On the other page, columnist Gregory Rodriguez has a run-in with Falun Gong but doesn’t see the light. William M. Leogrande and Peter Kornbluh talk about talking about talking with Cuba.

And Stephen I. Schwartz, editor of the Nonproliferation Review at the Monterey Institute of International Studies, and Deepti Choubey, deputy director of the nonproliferation program at the Carnegie Endowment for International Peace, criticize the amount the U.S. spends on nuclear weapons, the dearth on public data available, and the small amount spent on minimizing the risk of nuclear and radiological attacks.
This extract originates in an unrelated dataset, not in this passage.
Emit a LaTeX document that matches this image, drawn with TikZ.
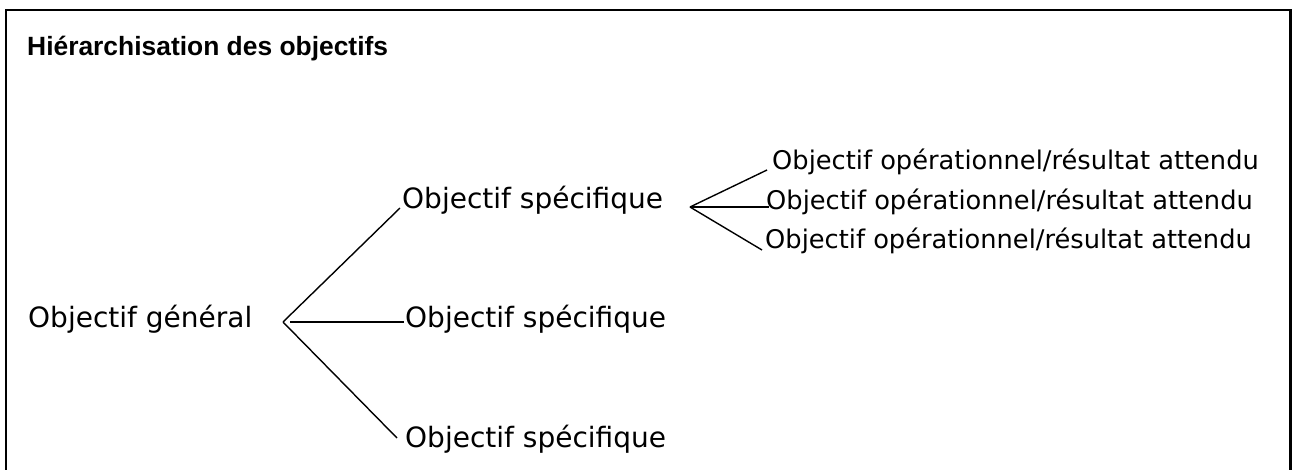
\documentclass[tikz,border=0pt]{standalone}
\usepackage{fontspec}
\setmainfont{DejaVu Sans}
\newfontfamily\titlefont{Liberation Sans}
\tikzset{
  lbl/.style={inner sep=0pt,anchor=base west,font=\fontsize{28}{30}\selectfont},
  oplbl/.style={inner sep=0pt,anchor=base west,font=\fontsize{25.7}{28}\selectfont},
  branch/.style={line width=1.4pt}
}
\begin{document}
\begin{tikzpicture}[x=1pt,y=-1pt]
\useasboundingbox (0,0) rectangle (1297,469);
% Frame
\draw[line width=2pt] (6,475) -- (6,10) -- (1290,10);
\draw[line width=3pt] (1290,9) -- (1290,475);

% Title
\node[inner sep=0pt,anchor=base west,font=\titlefont\bfseries\fontsize{26.4}{28}\selectfont] (title) at (27,55) {Hiérarchisation des objectifs};

% Labels
\node[lbl] (gen) at (28,327) {Objectif général};
\node[lbl] (spA) at (402,208) {Objectif spécifique};
\node[lbl] (spB) at (405,327) {Objectif spécifique};
\node[lbl] (spC) at (405,447) {Objectif spécifique};
\node[oplbl] (opA) at (772,169) {Objectif opérationnel/résultat attendu};
\node[oplbl] (opB) at (766,209) {Objectif opérationnel/résultat attendu};
\node[oplbl] (opC) at (765,248) {Objectif opérationnel/résultat attendu};

% Branches
\coordinate (gv) at (283,322);
\coordinate (sv) at (690,207);
\draw[branch] (gv) -- ([xshift=-2pt]spA.base west);
\draw[branch] ([xshift=7pt]gv) -- ([xshift=-1pt]spB.base west |- gv);
\draw[branch] (gv) -- ([xshift=-8pt,yshift=9pt]spC.base west);
\draw[branch] (sv) -- ([xshift=-5pt,yshift=-1pt]opA.base west);
\draw[branch] ([xshift=2pt]sv) -- ([xshift=3pt]opB.base west |- sv);
\draw[branch] (sv) -- ([xshift=-3pt,yshift=-2pt]opC.base west);
\end{tikzpicture}
\end{document}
More than 17 years after the end of the Cold War, it may come as a surprise to most Americans that the U.S. still spends relatively large annual sums upgrading and maintaining its nuclear arsenal ($29 billion), developing ballistic missile defenses ($9.2 billion) and addressing the deferred environmental and health costs associated with more than 50 years of unconstrained bomb building and testing ($8.3 billion).... More alarmingly, the government spends relatively little money locking down or eliminating nuclear threats at their source, before they can reach U.S. shores ($5.2 billion), or preparing for the consequences of a nuclear or radiological attack on U.S. soil ($700 million).